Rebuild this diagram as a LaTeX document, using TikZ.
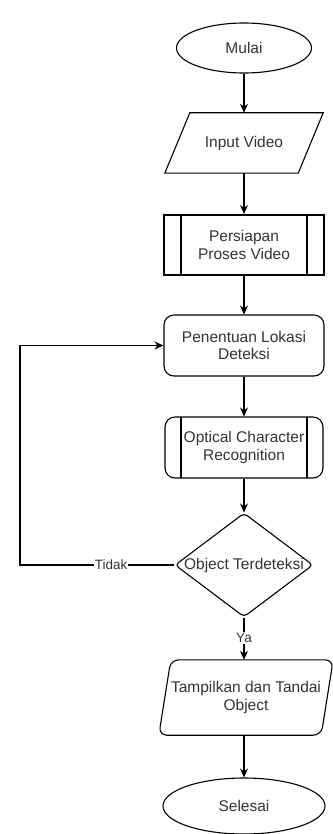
\documentclass[tikz,border=0pt]{standalone}
\usepackage{fontspec}
\setmainfont{Liberation Sans}
\usetikzlibrary{shapes.geometric, arrows.meta}
\definecolor{txtgray}{RGB}{51,51,51}

\begin{document}
\begin{tikzpicture}[x=1pt, y=-1pt,
	every node/.style={font=\fontsize{15.5}{17.5}\selectfont, text=txtgray, align=center},
	terminal/.style={ellipse, draw, line width=1.1pt, inner sep=0pt},
	inout/.style={rectangle, inner sep=0pt},
	outline/.style={line width=1.1pt},
	procbox/.style={rectangle, rounded corners=10pt, draw, line width=1.1pt, minimum width=160pt, minimum height=61pt, inner sep=0pt},
	subproc/.style={rectangle, draw, inner sep=0pt, path picture={
		\draw ([xshift=#1]path picture bounding box.north west) -- ([xshift=#1]path picture bounding box.south west);
		\draw ([xshift=-#1]path picture bounding box.north east) -- ([xshift=-#1]path picture bounding box.south east);}},
	decision/.style={diamond, draw, line width=1.1pt, rounded corners=4pt, inner sep=0pt},
	lbl/.style={font=\fontsize{13.5}{15}\selectfont, fill=white, inner sep=1pt},
	arr/.style={-{Stealth[length=9pt, width=8pt]}, line width=1.1pt}]
	\useasboundingbox (0,0) rectangle (332,834);
	% Nodes:
	\node[terminal, minimum width=135pt, minimum height=50pt] (mulai) at (244,48) {Mulai};
	\node[inout, minimum width=133pt, minimum height=60pt] (input) at (244,143) {Input Video};
	\draw[outline] ([xshift=12.5pt]input.north west) -- ([xshift=12.5pt]input.north east) -- ([xshift=-12.5pt]input.south east) -- ([xshift=-12.5pt]input.south west) -- cycle;
	\node[subproc=17pt, line width=2pt, minimum width=160pt, minimum height=60pt] (siap) at (244,245) {Persiapan\\Proses Video};
	\node[procbox] (lokasi) at (244,345.5) {Penentuan Lokasi\\Deteksi};
	\node[subproc=16pt, rounded corners=10pt, line width=1.1pt, minimum width=158pt, minimum height=61pt] (ocr) at (244,447.5) {Optical Character\\Recognition};
	\node[decision, minimum width=138pt, minimum height=104pt, label=center:Object Terdeteksi] (cek) at (244,565) {};
	\node[inout, minimum width=162pt, minimum height=75pt] (tampil) at (246,697.5) {Tampilkan dan Tandai\\Object};
	\draw[outline, rounded corners=8pt] ([xshift=6pt]tampil.north west) -- ([xshift=6pt]tampil.north east) -- ([xshift=-6pt]tampil.south east) -- ([xshift=-6pt]tampil.south west) -- cycle;
	\node[terminal, minimum width=162pt, minimum height=56pt] (selesai) at (244,806) {Selesai};
	\coordinate (balik) at (20,565);
	% Connectors:
	\draw[arr] (mulai) -- (input);
	\draw[arr] (input) -- (siap);
	\draw[arr] (siap) -- (lokasi);
	\draw[arr] (lokasi) -- (ocr);
	\draw[arr] (ocr) -- (cek);
	\draw[arr] (cek) -- node[lbl, pos=0.48] {Ya} (cek |- tampil.north);
	\draw[arr] (cek.west) -- node[lbl, pos=0.41] {Tidak} (balik) |- (lokasi.west);
	\draw[arr] (tampil.south -| selesai.north) -- (selesai);
\end{tikzpicture}
\end{document}
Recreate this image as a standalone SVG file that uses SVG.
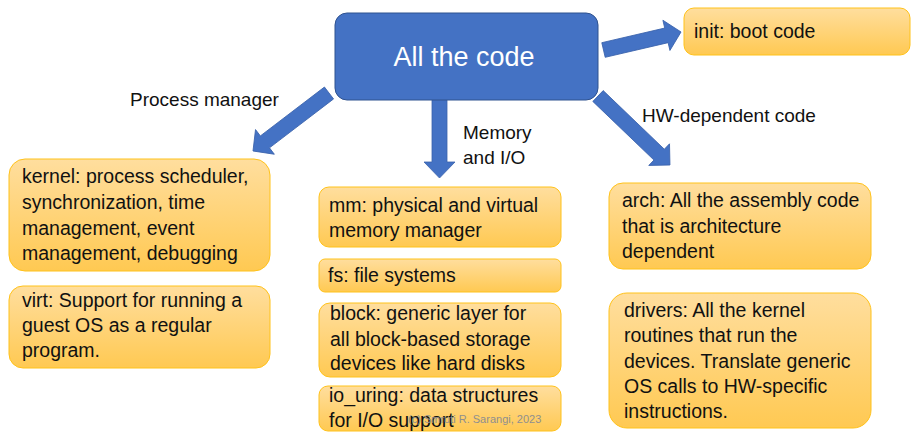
<svg xmlns="http://www.w3.org/2000/svg" width="917" height="432" viewBox="0 0 917 432">
<defs>
<linearGradient id="og" x1="0" y1="0" x2="0" y2="1">
<stop offset="0" stop-color="#FFDE9E"/>
<stop offset="1" stop-color="#FFC952"/>
</linearGradient>
<style>
.box{fill:url(#og);stroke:#FFC21A;stroke-width:1}
.t{font-family:"Liberation Sans",Arial,sans-serif;font-size:19.5px;fill:#111}
.lbl{font-family:"Liberation Sans",Arial,sans-serif;font-size:19px;fill:#111}
.arr{fill:#4472C4;stroke:#3A62AC;stroke-width:0.8}
.wm{font-family:"Liberation Sans",Arial,sans-serif;font-size:11px;fill:#8F8F8F}
</style>
</defs>
<rect width="917" height="432" fill="#fff"/>
<g id="connectors">
<polygon class="arr" transform="translate(603.5,50) rotate(-13.1)" points="0,-7.5 64.6,-7.5 64.6,-15.5 79.6,0 64.6,15.5 64.6,7.5 0,7.5"/>
<polygon class="arr" transform="translate(598,96) rotate(43.8)" points="0,-7.5 84.7,-7.5 84.7,-15 99.7,0 84.7,15 84.7,7.5 0,7.5"/>
<polygon class="arr" transform="translate(329,93) rotate(142.65)" points="0,-7.5 80.6,-7.5 80.6,-15.5 95.6,0 80.6,15.5 80.6,7.5 0,7.5"/>
<polygon class="arr" transform="translate(439.5,98) rotate(90)" points="0,-7.5 64,-7.5 64,-15.5 80,0 64,15.5 64,7.5 0,7.5"/>
<text class="lbl" x="130" y="106">Process manager</text>
<text class="lbl" x="463" y="139">Memory</text>
<text class="lbl" x="463" y="164">and I/O</text>
<text class="lbl" x="642" y="122">HW-dependent code</text>
</g>
<g id="all">
<rect x="335" y="13" width="263" height="87" rx="12" fill="#4472C4" stroke="#2F528F" stroke-width="1"/>
<text x="464" y="65.5" text-anchor="middle" font-family="Liberation Sans, Arial, sans-serif" font-size="27" fill="#fff">All the code</text>
</g>
<g id="init">
<rect class="box" x="684" y="8" width="226" height="47" rx="10"/>
<text class="t" x="694" y="38">init: boot code</text>
</g>
<g id="kernel">
<rect class="box" x="9" y="159" width="261" height="112" rx="16"/>
<text class="t" x="22"><tspan x="22" y="183">kernel: process scheduler,</tspan><tspan x="22" y="209">synchronization, time</tspan><tspan x="22" y="235">management, event</tspan><tspan x="22" y="260">management, debugging</tspan></text>
</g>
<g id="virt">
<rect class="box" x="9" y="286" width="261" height="82" rx="14"/>
<text class="t"><tspan x="22" y="307">virt: Support for running a</tspan><tspan x="22" y="332">guest OS as a regular</tspan><tspan x="22" y="357">program.</tspan></text>
</g>
<g id="mm">
<rect class="box" x="319" y="187" width="242" height="60" rx="10"/>
<text class="t"><tspan x="329" y="212">mm: physical and virtual</tspan><tspan x="329" y="237">memory manager</tspan></text>
</g>
<g id="fs">
<rect class="box" x="319" y="259" width="242" height="33" rx="6"/>
<text class="t" x="328" y="282">fs: file systems</text>
</g>
<g id="block">
<rect class="box" x="319" y="303" width="242" height="74" rx="11"/>
<text class="t"><tspan x="330" y="320">block: generic layer for</tspan><tspan x="330" y="346">all block-based storage</tspan><tspan x="330" y="370">devices like hard disks</tspan></text>
</g>
<g id="io_uring">
<rect class="box" x="319" y="386" width="242" height="45" rx="9"/>
<text class="t"><tspan x="329" y="402">io_uring: data structures</tspan><tspan x="329" y="427">for I/O support</tspan></text>
<text class="wm" x="408" y="423">(c) Smruti R. Sarangi, 2023</text>
</g>
<g id="arch">
<rect class="box" x="609" y="183" width="262" height="86" rx="14"/>
<text class="t"><tspan x="622" y="207">arch: All the assembly code</tspan><tspan x="622" y="233">that is architecture</tspan><tspan x="622" y="258">dependent</tspan></text>
</g>
<g id="drivers">
<rect class="box" x="609" y="293" width="262" height="135" rx="18"/>
<text class="t"><tspan x="624" y="317">drivers: All the kernel</tspan><tspan x="624" y="342">routines that run the</tspan><tspan x="624" y="368">devices. Translate generic</tspan><tspan x="624" y="393">OS calls to HW-specific</tspan><tspan x="624" y="418">instructions.</tspan></text>
</g>
</svg>
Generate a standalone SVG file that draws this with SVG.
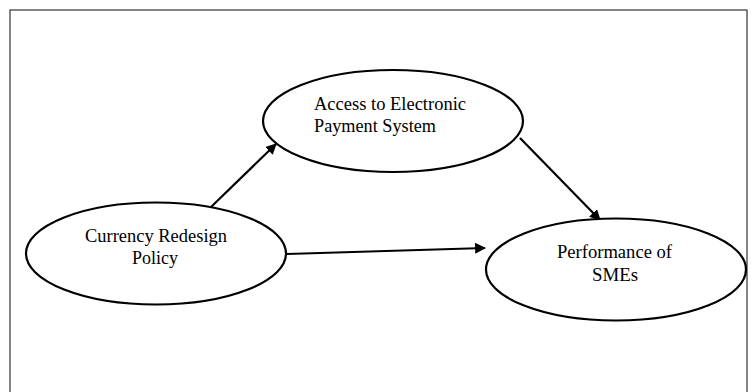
<svg xmlns="http://www.w3.org/2000/svg" width="751" height="392" viewBox="0 0 751 392">
<style>
.node ellipse{fill:#fff;stroke:#000;stroke-width:2.2}
.lbl{font-family:"Liberation Serif","Times New Roman",serif;font-size:18px;fill:#000}
.edge{stroke:#000;stroke-width:2.2;fill:none}
</style>
<defs>
<marker id="ah" viewBox="0 0 10 10" refX="9" refY="5" markerWidth="5" markerHeight="5" orient="auto" markerUnits="strokeWidth">
<path d="M0,0 L10,5 L0,10 z" fill="#000"/>
</marker>
</defs>
<rect x="0" y="0" width="751" height="392" fill="#fff"/>
<rect x="10" y="10" width="737" height="400" fill="none" stroke="#333" stroke-width="1.2"/>
<g id="connectors">
<line class="edge" x1="211" y1="207" x2="276" y2="144" marker-end="url(#ah)"/>
<line class="edge" x1="520" y1="138" x2="600" y2="220" marker-end="url(#ah)"/>
<line class="edge" x1="287" y1="254" x2="485" y2="248" marker-end="url(#ah)"/>
</g>
<g id="node-access" class="node">
<ellipse cx="393" cy="121" rx="130" ry="51"/>
<text class="lbl" x="314" y="110" textLength="152" lengthAdjust="spacingAndGlyphs">Access to Electronic</text>
<text class="lbl" x="314" y="132" textLength="122" lengthAdjust="spacingAndGlyphs">Payment System</text>
</g>
<g id="node-currency" class="node">
<ellipse cx="156" cy="253.5" rx="130" ry="51"/>
<text class="lbl" x="85" y="242" textLength="142" lengthAdjust="spacingAndGlyphs">Currency Redesign</text>
<text class="lbl" x="132" y="264" textLength="46" lengthAdjust="spacingAndGlyphs">Policy</text>
</g>
<g id="node-performance" class="node">
<ellipse cx="616" cy="269.5" rx="130" ry="51"/>
<text class="lbl" x="557" y="258" textLength="115" lengthAdjust="spacingAndGlyphs">Performance of</text>
<text class="lbl" x="592" y="281" textLength="46" lengthAdjust="spacingAndGlyphs">SMEs</text>
</g>
</svg>
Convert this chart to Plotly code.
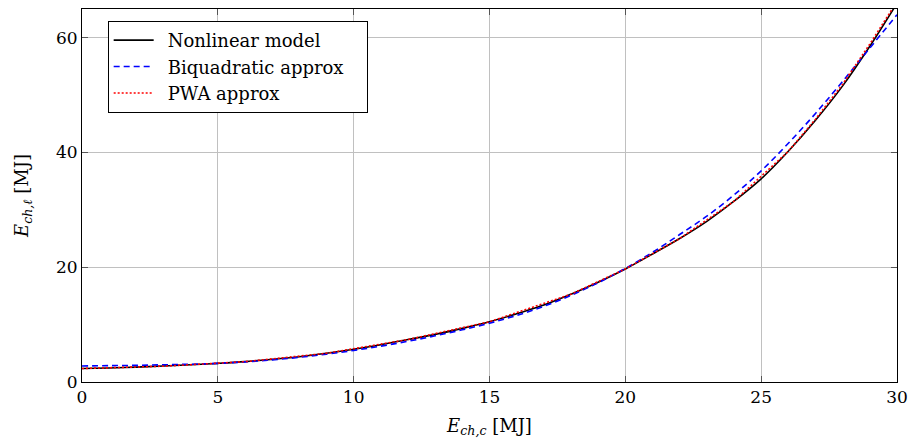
import plotly.graph_objects as go

# Data
x_vals = list(range(0, 31))
nonlinear = [2.35, 2.45, 2.6, 2.8, 3.0, 3.25, 3.55, 3.95, 4.4, 5.0,
             5.7, 6.5, 7.4, 8.3, 9.35, 10.5, 11.9, 13.4, 15.3, 17.4,
             19.7, 22.3, 25.0, 28.0, 31.5, 35.4, 40.2, 45.6, 51.6, 58.5, 66.0]
biquad = [2.8, 2.85, 2.9, 3.0, 3.1, 3.25, 3.5, 3.85, 4.3, 4.85,
          5.5, 6.25, 7.1, 8.05, 9.1, 10.25, 11.6, 13.2, 15.1, 17.3,
          19.8, 22.6, 25.7, 28.9, 32.6, 36.8, 41.6, 46.8, 52.4, 58.2, 64.0]
pwa_x = [0, 3, 6, 9, 12, 15, 18, 20, 22, 24, 26, 27, 28, 29, 30]
pwa_y = [2.35, 2.75, 3.55, 5.0, 7.4, 10.5, 15.3, 19.7, 25.0, 31.5, 40.2, 45.8, 51.9, 58.9, 66.3]
series_names = ["Nonlinear model", "Biquadratic approx", "PWA approx"]

x_ticks = [0, 5, 10, 15, 20, 25, 30]
y_ticks = [0, 20, 40, 60]

FONT = "DejaVu Serif, Liberation Serif, serif"

def lg(name):
    return "\u2002" + name + "\u2003"

fig = go.Figure()
fig.add_trace(go.Scatter(x=x_vals, y=nonlinear, mode="lines", name=lg(series_names[0]),
                         line=dict(color="black", width=1.6), line_shape="spline"))
fig.add_trace(go.Scatter(x=x_vals, y=biquad, mode="lines", name=lg(series_names[1]),
                         line=dict(color="#0000ff", width=1.6, dash="6px,4px"), line_shape="spline"))
fig.add_trace(go.Scatter(x=pwa_x, y=pwa_y, mode="lines", name=lg(series_names[2]),
                         line=dict(color="#ff0000", width=1.6, dash="2px,2px")))

axis_common = dict(
    showgrid=True, gridcolor="#c0c0c0", gridwidth=1,
    showline=True, linecolor="black", linewidth=1, mirror="ticks",
    ticks="inside", ticklen=6, tickcolor="#555555", tickwidth=1,
    zeroline=False, automargin=False, ticklabeloverflow="allow",
    tickfont=dict(family=FONT, size=17, color="black"),
)

fig.update_layout(
    width=908, height=445,
    margin=dict(l=82, r=11, t=9, b=63),
    paper_bgcolor="white", plot_bgcolor="white",
    font=dict(family=FONT, size=18, color="black"),
    xaxis=dict(range=[0, 30], tickvals=x_ticks,
               title=dict(text="<i>E</i><sub><i>ch,c</i></sub> [MJ]", standoff=12,
                          font=dict(family=FONT, size=18)),
               **axis_common),
    yaxis=dict(range=[0, 65], tickvals=y_ticks,
               title=dict(text="<i>E</i><sub><i>ch,ℓ</i></sub> [MJ]", standoff=22,
                          font=dict(family=FONT, size=18)),
               **axis_common),
    legend=dict(x=0.0315, y=0.968, xanchor="left", yanchor="top",
                bgcolor="white", bordercolor="black", borderwidth=1,
                font=dict(family=FONT, size=18), tracegroupgap=0,
                itemwidth=40),
    showlegend=True,
)

fig.write_html("out.html")
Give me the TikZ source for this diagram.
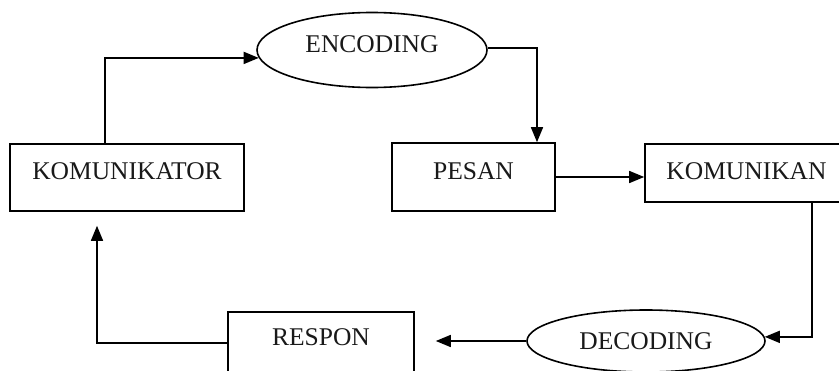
\documentclass[tikz,border=0pt]{standalone}
\usepackage{fontspec}
\setmainfont{Liberation Serif}
\usetikzlibrary{shapes.geometric,arrows.meta}
\begin{document}
\begin{tikzpicture}[x=1pt,y=-1pt,
  txt/.style={font=\fontsize{25.5}{30}\selectfont, text=black!90},
  boxnode/.style={txt, draw, line width=1.6pt, rectangle, inner sep=0pt,
     text height=18pt, text depth=14pt},
  ovalnode/.style={txt, draw, line width=1.6pt, ellipse, inner sep=0pt},
  conn/.style={line width=1.6pt, -{Triangle[length=15pt,width=12pt]}}]
\useasboundingbox (0,0) rectangle (839,370);
\clip (0,0) rectangle (839,370);
\fill[white] (0,0) rectangle (839,370);

\node[boxnode, minimum width=234pt, minimum height=67pt] (kor) at (127,177.5) {KOMUNIKATOR};
\node[boxnode, minimum width=163pt, minimum height=68pt] (pes) at (473.5,177) {PESAN};
\node[boxnode, minimum width=203pt, minimum height=58pt, text depth=6pt] (kom) at (746.5,173) {KOMUNIKAN};
\node[boxnode, minimum width=186pt, minimum height=62pt] (resp) at (321,343) {RESPON};
\node[ovalnode, minimum width=230pt, minimum height=75pt, text height=18pt, text depth=14pt] (enc) at (372,50) {ENCODING};
\node[ovalnode, minimum width=238pt, minimum height=62pt] (dec) at (646,341) {DECODING};

\coordinate (k1) at (105,0);
\coordinate (c2) at (537,0);
\coordinate (c3) at (812,0);
\coordinate (c4) at (97,0);

\draw[conn] (kor.north -| k1) |- (enc.184);
\draw[conn] (enc.1) -| (c2 |- pes.north);
\draw[conn] (pes.east) -- (kom.west |- pes.east);
\draw[conn] (kom.south -| c3) |- (dec.2);
\draw[conn, shorten >=21pt] (dec.west) -- (resp.east |- dec.west);
\draw[conn, shorten >=14pt] (resp.west) -| (c4 |- kor.south);
\end{tikzpicture}
\end{document}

##########

PROMPT:
From the line containing "Convert this chart to Plotly code." to the line containing "import plotly.graph_objects as go", both lines included, give the text again exactly, without any pictures.

TASK RESPONSE:
Convert this chart to Plotly code.
import plotly.graph_objects as go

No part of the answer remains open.